━━━ PROVIDED DATA ━━━
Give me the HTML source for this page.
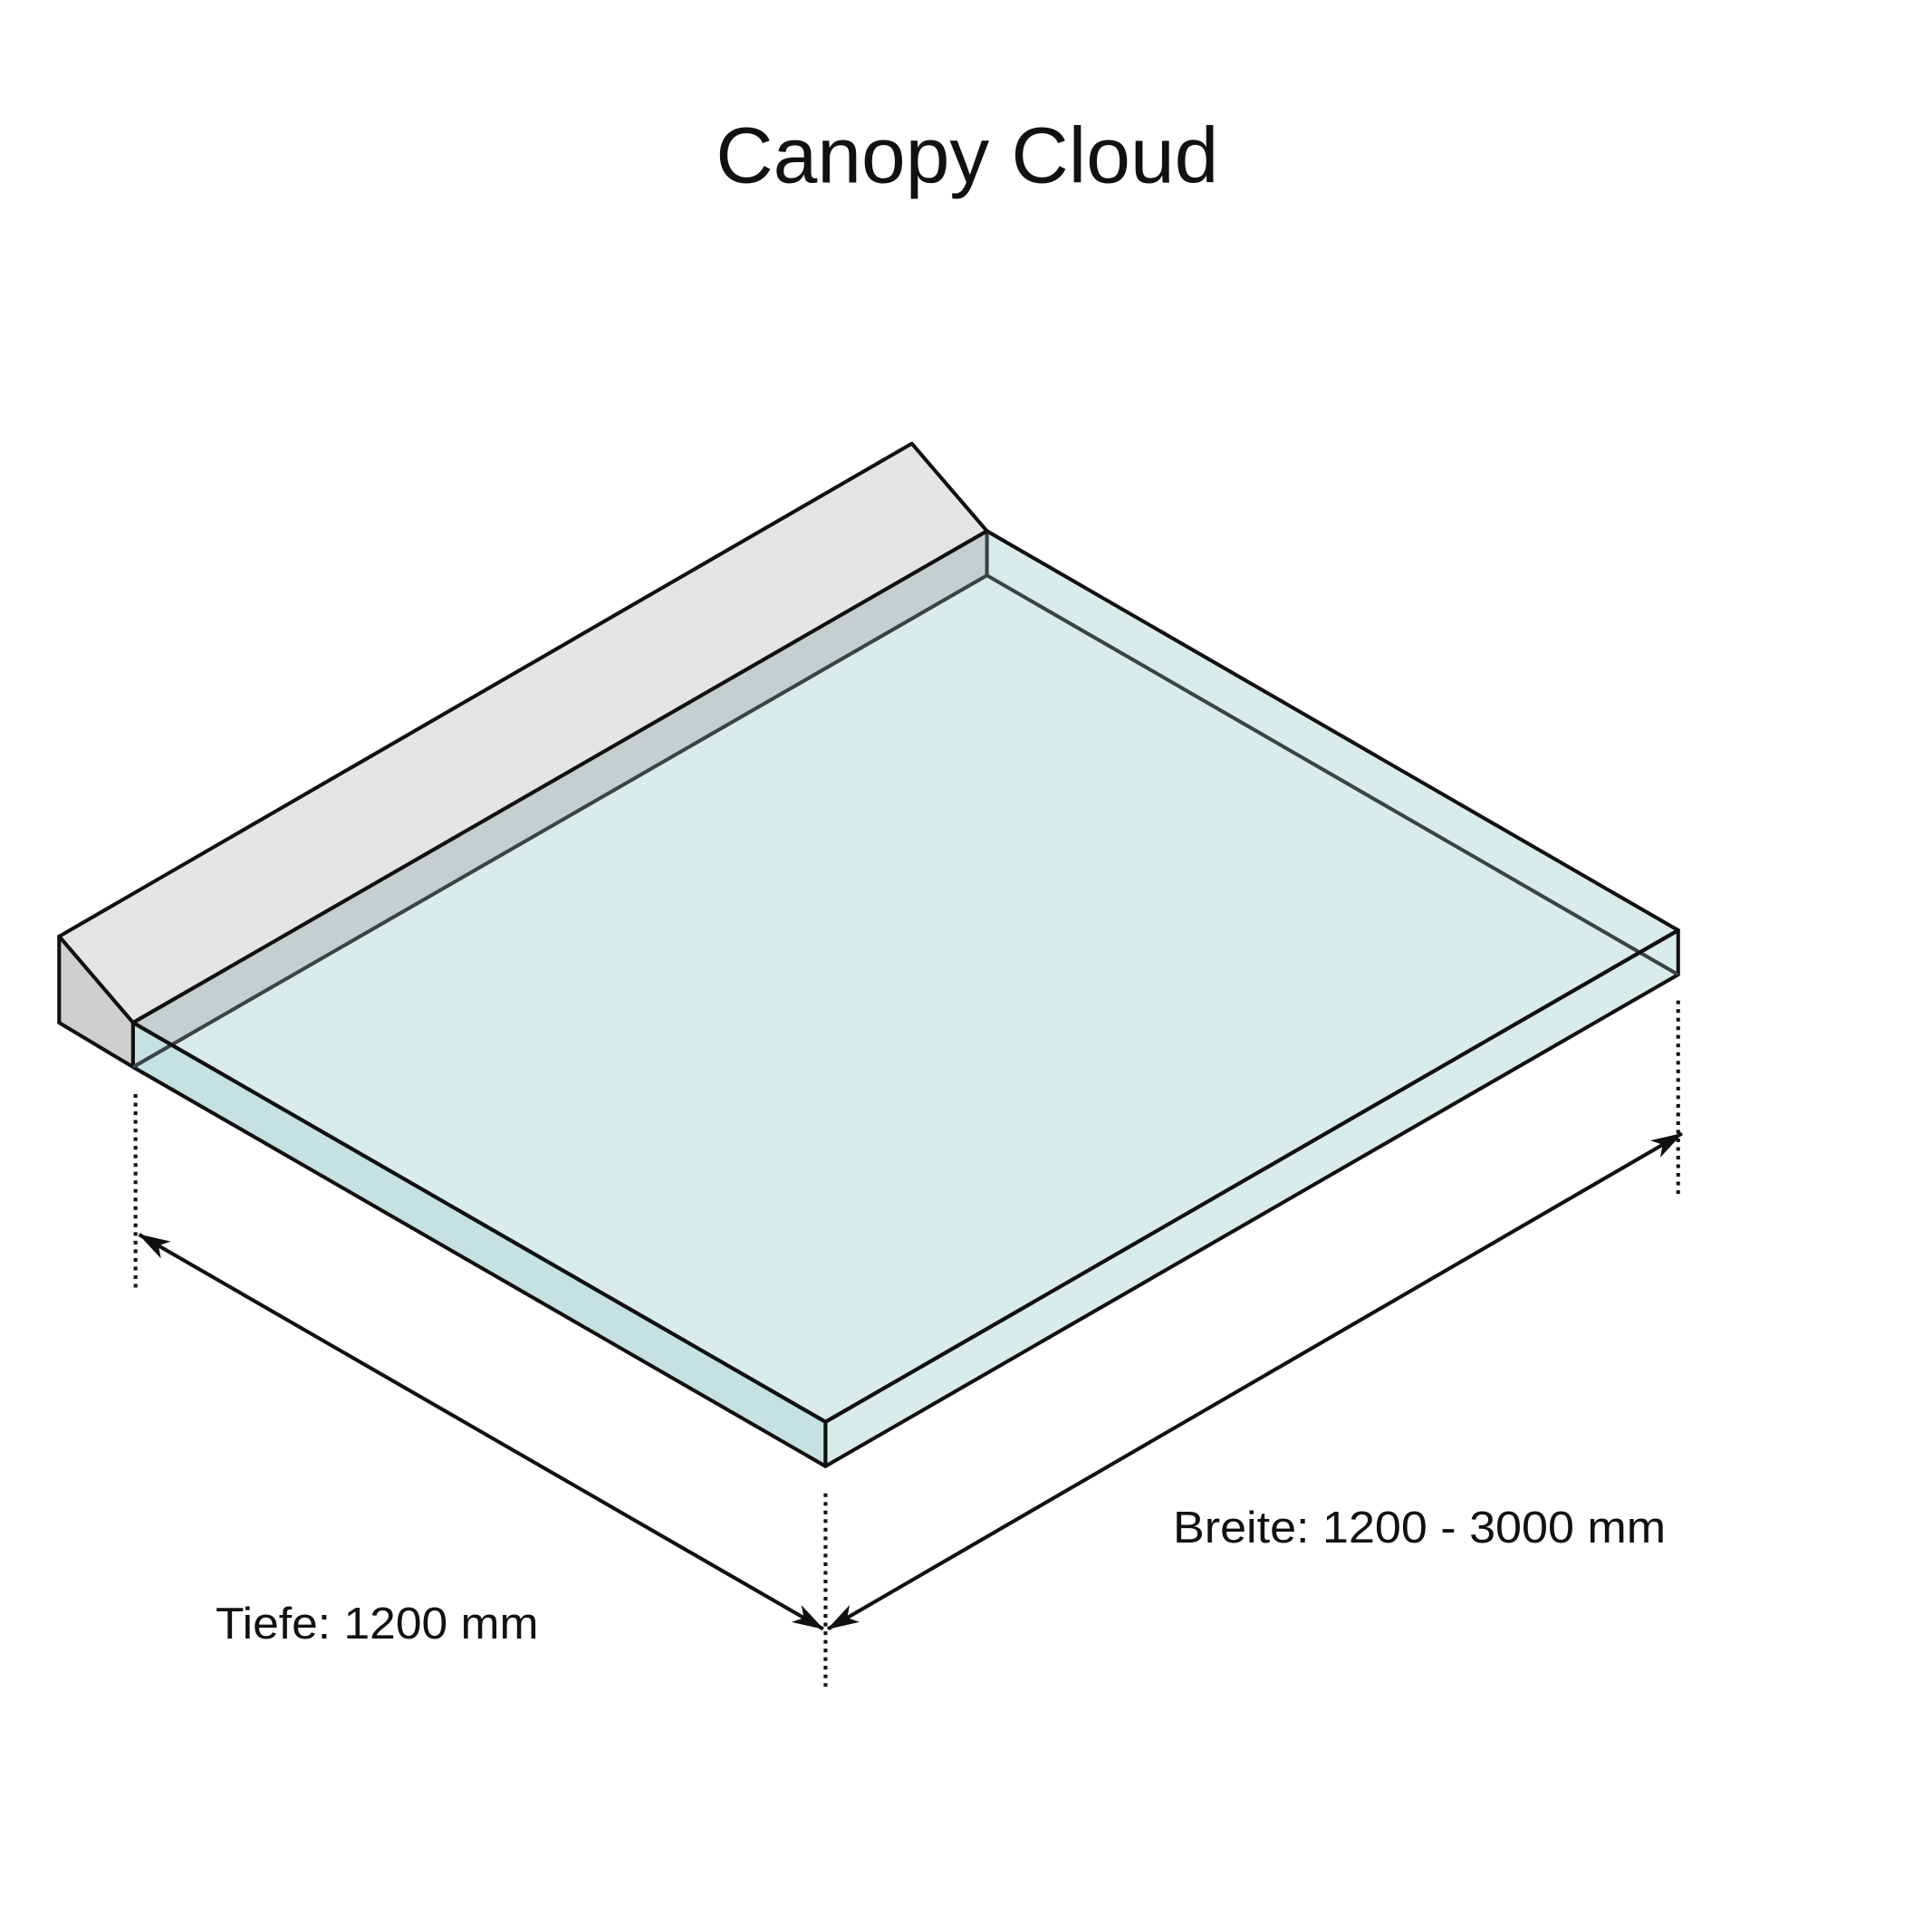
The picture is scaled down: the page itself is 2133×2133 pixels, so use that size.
<!DOCTYPE html>
<html><head><meta charset="utf-8"><style>html,body{margin:0;padding:0;background:#fff}svg{display:block}</style></head>
<body>
<svg width="2133" height="2133" viewBox="0 0 1568 1568" xmlns="http://www.w3.org/2000/svg">
<defs>
<marker id="ah" viewBox="0 0 26 16" refX="25" refY="8" markerWidth="26" markerHeight="16" orient="auto-start-reverse" markerUnits="userSpaceOnUse">
<path d="M0,0 L26,8 L0,16 L7,8 Z" fill="#111"/>
</marker>
</defs>
<rect width="1568" height="1568" fill="#fff"/>
<text x="785" y="148" text-anchor="middle" font-family="Liberation Sans, sans-serif" font-size="64" fill="#111" textLength="408" lengthAdjust="spacingAndGlyphs">Canopy Cloud</text>
<!-- wall -->
<polygon points="48,760 740,360 801,431 108,830" fill="#e5e5e5" stroke="#111" stroke-width="3" stroke-linejoin="round"/>
<polygon points="48,760 108,830 108,866 48,830" fill="#cfcfcf" stroke="#111" stroke-width="3" stroke-linejoin="round"/>
<!-- glass -->
<polygon points="108,830 801,431 801,467 108,866" fill="#c5cfd0"/>
<polygon points="801,467 1362,791 670,1154 108,866" fill="#daebeb"/>
<polygon points="801,431 1362,755 1362,791 801,467" fill="#daebeb"/>
<polygon points="108,830 670,1154 670,1190 108,866" fill="#c5e1e1" stroke="#111" stroke-width="3" stroke-linejoin="round"/>
<polygon points="670,1154 1362,755 1362,791 670,1190" fill="#daebeb" stroke="#111" stroke-width="3" stroke-linejoin="round"/>
<polyline points="108,866 801,467 1362,791" fill="none" stroke="#3a4444" stroke-width="3"/>
<line x1="801" y1="431" x2="801" y2="467" stroke="#3a4444" stroke-width="3"/>
<polygon points="108,830 801,431 1362,755 670,1154" fill="none" stroke="#111" stroke-width="3" stroke-linejoin="round"/>
<!-- dims -->
<g stroke="#111" stroke-width="3" stroke-dasharray="3,4">
<line x1="110" y1="888" x2="110" y2="1048"/>
<line x1="1362" y1="812" x2="1362" y2="972"/>
<line x1="670" y1="1212" x2="670" y2="1372"/>
</g>
<line x1="113" y1="1002" x2="668" y2="1322" stroke="#111" stroke-width="3" marker-start="url(#ah)" marker-end="url(#ah)"/>
<line x1="1365" y1="920" x2="672" y2="1322" stroke="#111" stroke-width="3" marker-start="url(#ah)" marker-end="url(#ah)"/>
<text x="175" y="1330" font-family="Liberation Sans, sans-serif" font-size="36" fill="#111" textLength="262" lengthAdjust="spacingAndGlyphs">Tiefe: 1200 mm</text>
<text x="952" y="1252" font-family="Liberation Sans, sans-serif" font-size="36" fill="#111" textLength="400" lengthAdjust="spacingAndGlyphs">Breite: 1200 - 3000 mm</text>
</svg>
</body></html>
━━━
STATED PROBLEM: All of the lines above should be printed exactly, minus the pictures.

ANSWER TO THE EXERCISE:
Give me the HTML source for this page.
The picture is scaled down: the page itself is 2133×2133 pixels, so use that size.
<!DOCTYPE html>
<html><head><meta charset="utf-8"><style>html,body{margin:0;padding:0;background:#fff}svg{display:block}</style></head>
<body>
<svg width="2133" height="2133" viewBox="0 0 1568 1568" xmlns="http://www.w3.org/2000/svg">
<defs>
<marker id="ah" viewBox="0 0 26 16" refX="25" refY="8" markerWidth="26" markerHeight="16" orient="auto-start-reverse" markerUnits="userSpaceOnUse">
<path d="M0,0 L26,8 L0,16 L7,8 Z" fill="#111"/>
</marker>
</defs>
<rect width="1568" height="1568" fill="#fff"/>
<text x="785" y="148" text-anchor="middle" font-family="Liberation Sans, sans-serif" font-size="64" fill="#111" textLength="408" lengthAdjust="spacingAndGlyphs">Canopy Cloud</text>
<!-- wall -->
<polygon points="48,760 740,360 801,431 108,830" fill="#e5e5e5" stroke="#111" stroke-width="3" stroke-linejoin="round"/>
<polygon points="48,760 108,830 108,866 48,830" fill="#cfcfcf" stroke="#111" stroke-width="3" stroke-linejoin="round"/>
<!-- glass -->
<polygon points="108,830 801,431 801,467 108,866" fill="#c5cfd0"/>
<polygon points="801,467 1362,791 670,1154 108,866" fill="#daebeb"/>
<polygon points="801,431 1362,755 1362,791 801,467" fill="#daebeb"/>
<polygon points="108,830 670,1154 670,1190 108,866" fill="#c5e1e1" stroke="#111" stroke-width="3" stroke-linejoin="round"/>
<polygon points="670,1154 1362,755 1362,791 670,1190" fill="#daebeb" stroke="#111" stroke-width="3" stroke-linejoin="round"/>
<polyline points="108,866 801,467 1362,791" fill="none" stroke="#3a4444" stroke-width="3"/>
<line x1="801" y1="431" x2="801" y2="467" stroke="#3a4444" stroke-width="3"/>
<polygon points="108,830 801,431 1362,755 670,1154" fill="none" stroke="#111" stroke-width="3" stroke-linejoin="round"/>
<!-- dims -->
<g stroke="#111" stroke-width="3" stroke-dasharray="3,4">
<line x1="110" y1="888" x2="110" y2="1048"/>
<line x1="1362" y1="812" x2="1362" y2="972"/>
<line x1="670" y1="1212" x2="670" y2="1372"/>
</g>
<line x1="113" y1="1002" x2="668" y2="1322" stroke="#111" stroke-width="3" marker-start="url(#ah)" marker-end="url(#ah)"/>
<line x1="1365" y1="920" x2="672" y2="1322" stroke="#111" stroke-width="3" marker-start="url(#ah)" marker-end="url(#ah)"/>
<text x="175" y="1330" font-family="Liberation Sans, sans-serif" font-size="36" fill="#111" textLength="262" lengthAdjust="spacingAndGlyphs">Tiefe: 1200 mm</text>
<text x="952" y="1252" font-family="Liberation Sans, sans-serif" font-size="36" fill="#111" textLength="400" lengthAdjust="spacingAndGlyphs">Breite: 1200 - 3000 mm</text>
</svg>
</body></html>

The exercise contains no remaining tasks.